Personally, I don’t buy the explanation that they purchased this Bible because the Smiths didn’t already own one. There are at least a couple possible alternative explanations. First, they may have already marked up the Smith family Bible while compiling the Book of Mormon, in which case they may have wanted a clean copy for their JST work. Second, the family Bible may have lacked explanatory notes, so they purchased this more upscale Bible for study purposes. Whatever the reason, there’s good evidence that the Smiths owned at least one Bible well before Joseph and Oliver’s purchase. For instance, Lucy records her son saying to her once in the early 1820s, “I can take my Bible, and go into the woods and learn more in two hours than you can learn at meeting in two years, if you should go all the time.”
Regarding Isaiah in the Book of Mormon, you can read an academic, text-critical perspective here. For a faithful/theological perspective, go here. For a critical perspective arguing that the Isaiah chapters are just “filler,” try here. Personally, I think there’s some truth and validity to each of these perspectives. I view the Isaiah chapters as largely filler, but not completely thoughtless or pointless filler. Joseph selected these chapters because he understood them to lay out America’s prophetic destiny, which is what the Book of Mormon is all about. But full disclosure: I am not a Mormon.
A question: Which Bible did Joseph read in the late 1820s? Is it reliably known that it was a 1769 text? Has research been done to determine to what degree the 1769 text is followed as opposed to the 1611 text?
Besides yours, none that I know of. The Bible purchased by Joseph and Oliver in October 1829 was a 1769 edition, and I think that was the more common edition in the US at the time.
Marvelously done, Chris!
Worth considering are various biblical passages found in 3rd Nephi. That is because the 1830 first edition of the BofM is a firsthand copy of the original MS from Helaman 13 to the end of Mormon. In other words, in this section the 1830 compositor, John Gilbert, set type from the original MS. Normally he set from the printer’s MS. But that MS was in Canada in early 1830; it was taken there in order to protect the copyright of the book in the British realm.
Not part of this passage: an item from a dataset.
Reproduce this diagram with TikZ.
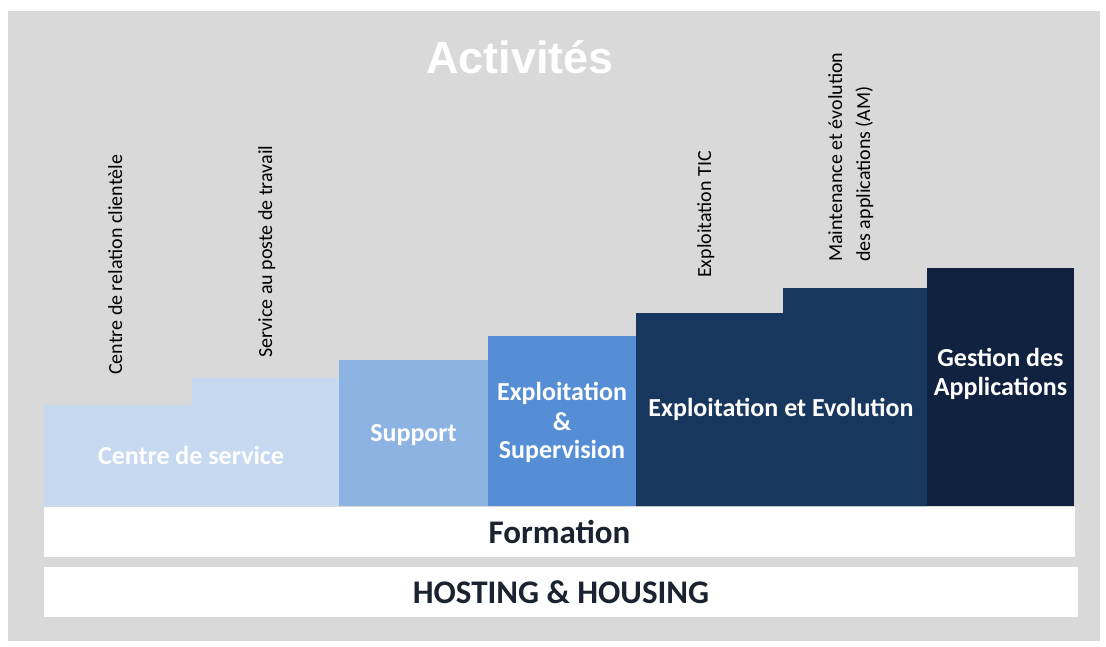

For this stretch, according to the placeholder theory, it would have been Gilbert who supplied text indicated by placeholders in the original MS by using a Bible. (There is some evidence in the textual history — based on differences between the MSS and the first edition — that Gilbert consulted a Bible and intervened from time to time during the typesetting process in order to correct perceived errors.) Overall, the textual evidence suggests that Gilbert was not confronted with placeholders. As elsewhere, changes to biblical passages — both minor and major — in 3rd Nephi are rather frequent, more frequent in most instances than they would have been if the compositor had set type according to the biblical text and introduced changes at an accidental rate. In three passages where it is reasonable to assume that there was a placeholder (because there are not that many differences), there is italic evidence that goes against such a view. Thus one may reasonably conclude that Gilbert did not expand MS placeholders in setting type for 3rd Nephi biblical passages.
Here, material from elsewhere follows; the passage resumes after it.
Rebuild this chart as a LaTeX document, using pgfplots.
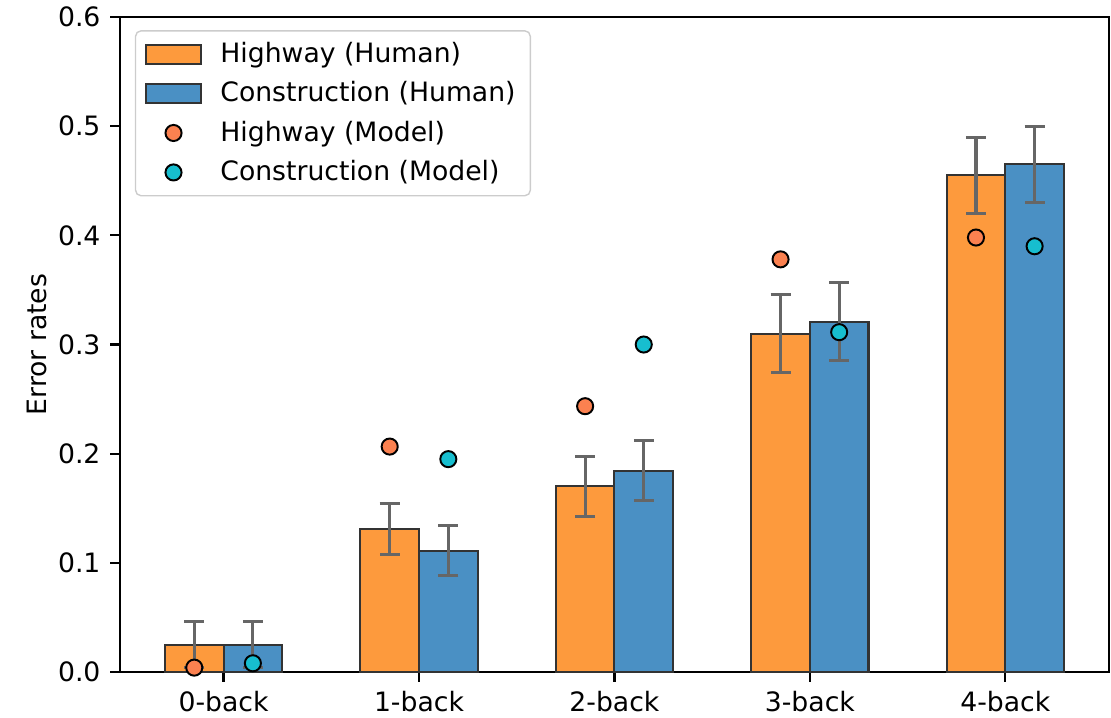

Sermon on the Mount details:
Matthew 5 is different from 3 Nephi 12 in almost 100 places. Gilbert set “senine” twice, adding 19 nonbiblical words after the first instance. The placeholder view cannot work for that chapter.
Matthew 6 is intermediate in change frequency (23, give or take); the placeholder view is unlikely.
Matthew 7 is hardly changed in 3 Nephi 14; the placeholder view is possible. There is only an inserted “unto”, a deleted italic “can”, and a changed indefinite pronoun. In the last instance, Gilbert set “whoso” instead of “whosoever” at 3 Nephi 14:24. It is interesting that that usage goes against the KJB, against majority biblical usage (>3:1), and against Gilbert’s own language preferences (and apparently not for type spacing reasons). That change weakens the placeholder view for this chapter.
Stanford, it’s worth pointing out that Joseph and his scribes are said to have worked long hours in the printing office with Gilbert, so they could in theory have made changes during typesetting.
Cowdery was in Canada with Page and others during the relevant period. As you probably have read, Gilbert said the following:
“Cowdery held and looked over the manuscript when most of the proofs were read. Martin Harris once or twice, and Hyrum Smith once, Grandin supposing these men could read their own writing as well, if not better, than anyone else; and if there are any discrepancies between the Palmyra edition and the manuscript these men should be held responsible.
Joseph Smith, Jr., had nothing to do whatever with the printing or furnishing copy for the printers, being but once in the office during the printing of the Bible [Book of Mormon], and then not over fifteen or twenty minutes.”
Hmm. The account I had in mind was Stephen Burnett’s narrative of the typesetting of the title page (by Tucker, not Grandin). He described Joseph Smith carefully examining every letter. But I guess that must have been a special occasion.
Fun ideas and comparison. I think that just addressing the larger chunks of text ignores some the most important data though. Many of the smaller quotations, especially of the New Testament, are really impressive with or without a Bible. If you haven’t checked out Nick Frederick’s recent presentation at the Interpreter conference, do it. The kind of complexities that he illustrates in the text are amazing. I personally feel that neither Joseph or Oliver would have been capable of these whether they were referencing a Bible or not.
The shorter borrowings don’t seem to me to require as much explanation. This was a culture saturated with the Bible, after all, and most of these allusions from from fairly well known biblical texts. Joseph’s 1830 letters to the Colesville Saints are similarly saturated with bits of Bible.